The 81-year-old Reid, who retired from the Senate in 2017, was responsible for one of the first investigations into UFOs in 2007.
"I'm glad I blew the horn," Reid told the Las Vegas Review-Journal. "I expect they are going to be fairly vague with what they come up with. We don't have enough information now to be drawing conclusions."
Reid said the report likely will increase public interest in UFOs and lead to more government research. He added the report, by the Unidentified Aerial Phenomenon Task Force, should not be "a one-shot deal."
"The U.S. government should not stop investigations now," Reid said in a telephone interview. "Are they a threat to national security? What’s the nature of the technology, and can the United States duplicate it?"
Sen. Mark Warner, D-Va., chairman of the Senate Intelligence Committee, and ranking Republican Sen. Marco Rubio, R-Fla., ordered the report be released to lawmakers and the public.
Although some Congressional members have expressed skepticism about the report, Rubio has said science and accounts by military personnel warrant examination.
"Anything that enters an airspace that's not supposed to be there is a threat," Rubio said.
The New York Times said officials briefed on the report said there was no evidence the UFOs were alien spacecraft. However, 120 sightings during the past 20 years were not U.S. aircraft or technology.
That conclusion basically rules out any secret government operations conducted by the American government, The Hill reported.
There are concerns the UFOs could be the result of Russia and/or China experimenting with hypersonic technology.
Two former Navy pilots told CBS News in May they sighted unidentified aerial phenomenon over the Pacific Ocean. The government found no evidence the sightings were alien.
Former President Barack Obama commented on UFOs in May saying there were aerial objects that "did not have an easily explainable pattern."
"What is true, and I'm actually being serious here, is that there are, there's footage and records of objects in the skies, that we don't know exactly what they are. We can't explain how they moved, their trajectory," Obama said. "They did not have an easily explainable pattern. And so, you know, I think that people still take seriously trying to investigate and figure out what that is."
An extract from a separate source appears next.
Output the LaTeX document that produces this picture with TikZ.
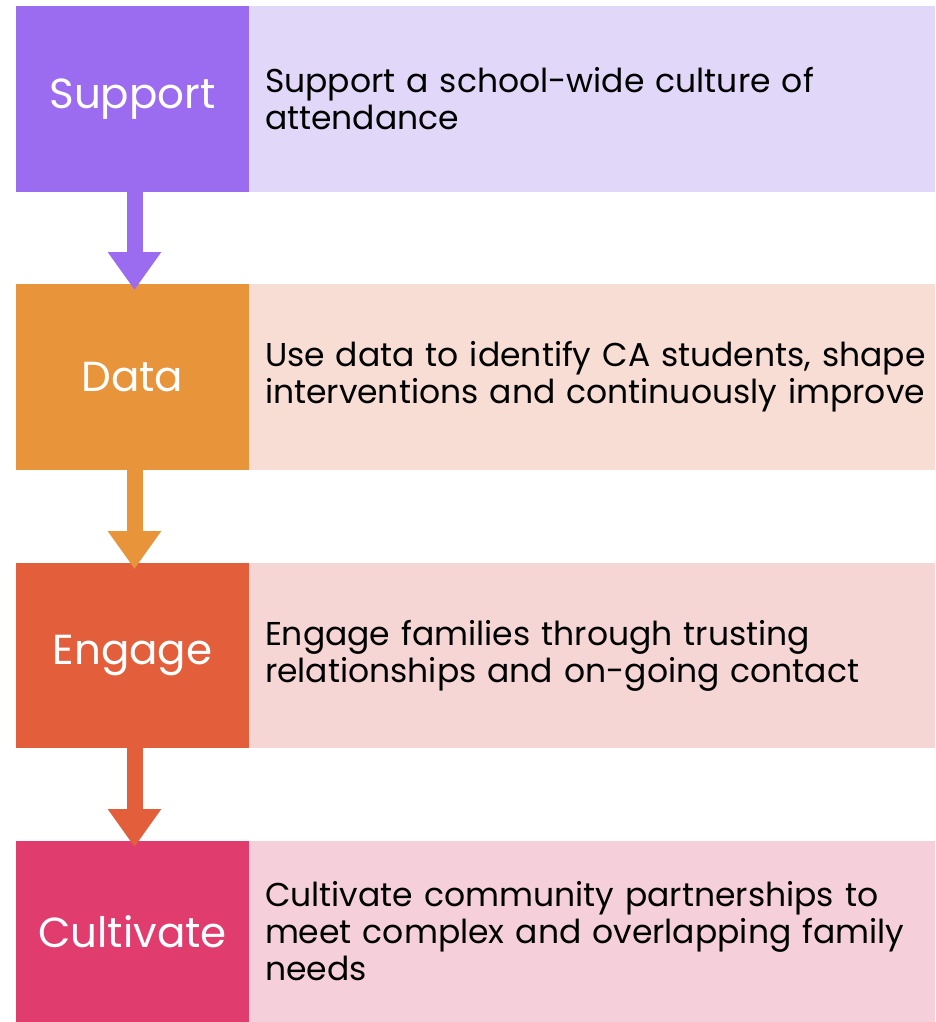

In May, Reid told The New Yorker that Lockheed Martin, a leading aerial defense contractor, might have had fragments from a crashed unidentified flying object. He added the Pentagon did not permit him to see the evidence.
"I was told for decades that Lockheed had some of these retrieved materials," Reid said.
"And I tried to get, as I recall, a classified approval by the Pentagon to have me go look at the stuff. They would not approve that. I don't know what all the numbers were, what kind of classification it was, but they would not give that to me."